Diese Lulu, wie alle Lulus vor ihr, verdreht den Männern Hirn und Herz, wobei sie diesmal etwas in ihr sehen müssen, was uns verborgen bleibt. Wir sehen ein Kind, das in seinen ausgestellten erotischen Attitüden wie ein kleines Mädchen beim überdrehten Doktorspiel agiert. Das hat etwas Beschämendes, leicht Peinliches, wie es möglicherweise Wedekinds Lulu zu Zeiten ihrer Erschaffung, vor mehr als hundert Jahren, zu eigen war.

So bohrt Kathleen Morgeneyers Lulu ihren Fuß übermütig in den Schritt ihres Gatten Dr. Goll, mit dessen Pimmel sie später spielt wie mit einer toten Maus. Aber selbst wenn sie sich mit gespreizten Beinen auf eine Flasche zu setzen droht, wirkt das wie ein unbeholfen unschuldiges Kinderspiel. Dabei hinterlässt Kathleen Morgeneyer wieder den erschütternden Eindruck, als sei sie eben erst aus dem Ei geschlüpft: schutzlos, versehrt und bemutterungswürdig – wie ein unfertiges Tier. Ihr knabenhafter Körper mit den zierlichen Brüsten unterstreicht das noch. Diese Lulu verführt keine Männer, sondern bespringt sie wie ein tolles Kind. Hinzu kommt der hohe schmerzensreiche Ton der Schauspielerin, die sich greinend und jammernd entblößt, im nächsten Moment aber hart und herrisch wütet.

Keinen Moment würde man sich wundern, holte sie eine Rasierklinge hervor, um sich selbst zu verletzen. Lulu als Borderline-Persönlichkeit, die keine Grenze zwischen ihrem Ich und den anderen kennt. Der Regisseur Stephan Kimmig stellt diese ungewöhnliche Lulu, ob sie nun Eva, Mignon, Katja oder Daisy heißt, auf eine grell helle Bühne (Martin Zehetgruber); ein White Cube, vor dessen weißen Wänden sich die Konturen von Wedekinds Monster deutlich abheben. Zu Anfang bleibt als Spielfläche nur ein schmaler Laufsteg, der sich später vergrößert, wohl auch um Lulus zunehmende Verlorenheit zu bebildern.

Zu Beginn der einzelnen Aufzüge werden der Ort, Lulus jeweiliges Alter und ihr jeweiliger Vorname eingeblendet, dazu erklingt traumverlorenes Glockenspiel. Dieser dokumentarische Zugriff fügt sich gut in Kimmigs requisitenarme und unterkühlt nüchterne Inszenierung, deren Pathos sich im wunderschönen Song „My Body is a Cage“ verspielt.

Als hübsche Lachnummern erweisen sich die vielen Männer des Abends, beinahe ausnahmslos kleine Wichte, die es nötig haben.

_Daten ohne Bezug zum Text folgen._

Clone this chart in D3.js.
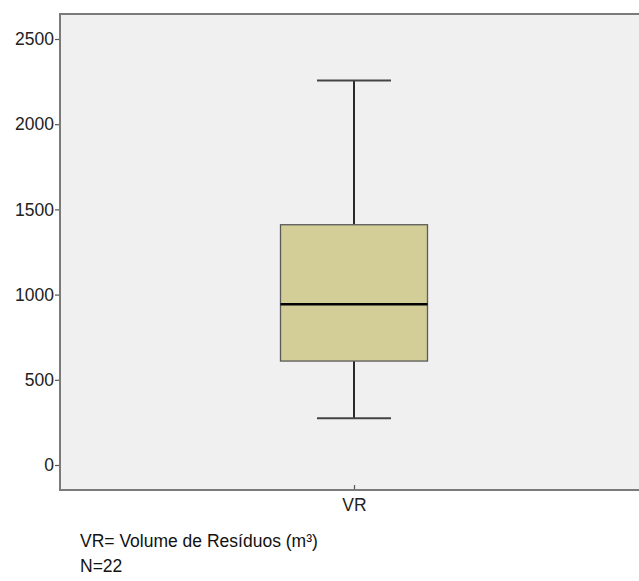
<!DOCTYPE html>
<html>
<head>
<meta charset="utf-8">
<script src="https://cdn.jsdelivr.net/npm/d3@7"></script>
<style>
  body { margin: 0; background: #fff; }
  svg { display: block; font-family: Arial, "Liberation Sans", sans-serif; }
</style>
</head>
<body>
<div id="chart"></div>
<script>
// data
const categories = ['VR'];
const whiskerLow = [275];
const quartile1 = [610];
const median = [943];
const quartile3 = [1410];
const whiskerHigh = [2257];
const yTicks = [0, 500, 1000, 1500, 2000, 2500];
const notes = ['VR= Volume de Resíduos (m³)', 'N=22'];

const width = 639, height = 581;
const plot = { left: 60, right: 660, top: 14, bottom: 490 };
const fontSize = 17.5;

const svg = d3.select('#chart').append('svg').attr('width', width).attr('height', height);

// plot background
svg.append('rect')
  .attr('x', plot.left).attr('y', plot.top)
  .attr('width', plot.right - plot.left).attr('height', plot.bottom - plot.top)
  .attr('fill', '#f0f0f0');

const y = d3.scaleLinear().domain([0, 2500]).range([465, 39]);
const x = d3.scalePoint().domain(categories).range([plot.left, 648]).padding(0.5);
const boxW = 147, capW = 74;

// y axis
const yAxis = svg.append('g')
  .attr('transform', `translate(${plot.left},0)`)
  .call(d3.axisLeft(y).tickValues(yTicks).tickSize(5).tickPadding(1).tickFormat(d3.format('d')));
yAxis.select('.domain').remove();
yAxis.selectAll('line').attr('stroke', '#555').attr('stroke-width', 1.2);
yAxis.selectAll('text').attr('font-size', fontSize).attr('fill', '#222').attr('font-family', 'Arial, "Liberation Sans", sans-serif');

// x axis
const xAxis = svg.append('g')
  .attr('transform', `translate(0,${plot.bottom})`)
  .call(d3.axisBottom(x).tickSize(5).tickPadding(2).tickSizeOuter(0));
xAxis.select('.domain').remove();
xAxis.selectAll('line').attr('stroke', '#555').attr('stroke-width', 1.2).attr('y1', -5).attr('y2', 0);
xAxis.selectAll('text').attr('font-size', fontSize).attr('fill', '#222').attr('dy', '0.8em').attr('font-family', 'Arial, "Liberation Sans", sans-serif');

// frame (left, top, bottom)
svg.append('path')
  .attr('d', `M${plot.right},${plot.top}H${plot.left}V${plot.bottom}H${plot.right}`)
  .attr('fill', 'none').attr('stroke', '#7a7a7a').attr('stroke-width', 2);

// boxes
const data = categories.map((c, i) => ({
  c, lo: whiskerLow[i], q1: quartile1[i], med: median[i], q3: quartile3[i], hi: whiskerHigh[i]
}));

const g = svg.append('g').selectAll('g').data(data).enter().append('g');

g.append('line')
  .attr('x1', d => x(d.c)).attr('x2', d => x(d.c))
  .attr('y1', d => y(d.hi)).attr('y2', d => y(d.q3))
  .attr('stroke', '#2a2a2a').attr('stroke-width', 2);
g.append('line')
  .attr('x1', d => x(d.c)).attr('x2', d => x(d.c))
  .attr('y1', d => y(d.q1)).attr('y2', d => y(d.lo))
  .attr('stroke', '#2a2a2a').attr('stroke-width', 2);

g.selectAll('.cap').data(d => [d.lo, d.hi].map(v => ({ c: d.c, v }))).enter().append('line')
  .attr('class', 'cap')
  .attr('x1', d => x(d.c) - capW / 2).attr('x2', d => x(d.c) + capW / 2)
  .attr('y1', d => y(d.v)).attr('y2', d => y(d.v))
  .attr('stroke', '#444').attr('stroke-width', 2);

g.append('rect')
  .attr('x', d => x(d.c) - boxW / 2).attr('width', boxW)
  .attr('y', d => y(d.q3)).attr('height', d => y(d.q1) - y(d.q3))
  .attr('fill', '#d3ce98').attr('stroke', '#5a5a5a').attr('stroke-width', 1.3);

g.append('line')
  .attr('x1', d => x(d.c) - boxW / 2).attr('x2', d => x(d.c) + boxW / 2)
  .attr('y1', d => y(d.med)).attr('y2', d => y(d.med))
  .attr('stroke', '#000').attr('stroke-width', 2.5);

// notes under the chart
svg.append('g').selectAll('text').data(notes).enter().append('text')
  .attr('x', 80).attr('y', (d, i) => 547 + i * 25)
  .attr('font-size', fontSize).attr('fill', '#111')
  .text(d => d);
</script>
</body>
</html>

Ob Dr. Goll (Roland S. Blezinger), der Maler Schwarz (Michael Goldberg), Schöning (Till Weinheimer), sein Sohn Alwa (Andreas Uhse), Lulus Möchtegernvater Schigolch (Michael Benthin), der Zuhälter Casti-Piani (Joachim Nimtz) oder Lulus Laufkundschaft. Zu ihnen gesellt sich noch die tragisch aufragende Lesbierin Gräfin von Geschwitz (Constanze Becker). Sie alle benutzen Lulu für ihr Spiel des Lebens.

Kimmig stützt sich in seiner Inszenierung auf die 1988 von Peter Zadek uraufgeführte Urfassung der „Büchse der Pandora“. Zweieinhalb Stunden nimmt er sich Zeit, um die Stationen eines Mädchenlebens abzuschreiten. Das macht er unterhaltsam und mit Gespür für die Pointen des Textes. Herzergreifend wird es erst zum Schluss, nicht nur weil sich dann ein Leichenberg aus verstümmelten Schaufensterpuppen auf der Bühne türmt. Ein verstörendes, aber auch effekthascherisches Bild, in das man alles und nichts hineindeuten kann. Die Gräfin legt sich einfach dazu, während Lulu auf den smarten Jack (Torben Kessler) trifft. Gemeinsam schreiten sie, sich anrührend auf Englisch unterhaltend, zur Bühnenrampe. Lulu will nur eins: diese Nacht nicht allein verbringen. Eine Menschenkennerin war sie nie, eine Männerkennerin schon gar nicht. Und so liefert sie sich Jack the Ripper regelrecht ans Messer. Am Ende liegt sie blutüberströmt auf der Bühne und ist genau das, was sie goldüberhäuft zu Anfang auch schon war: ein sagenhaftes Opfer.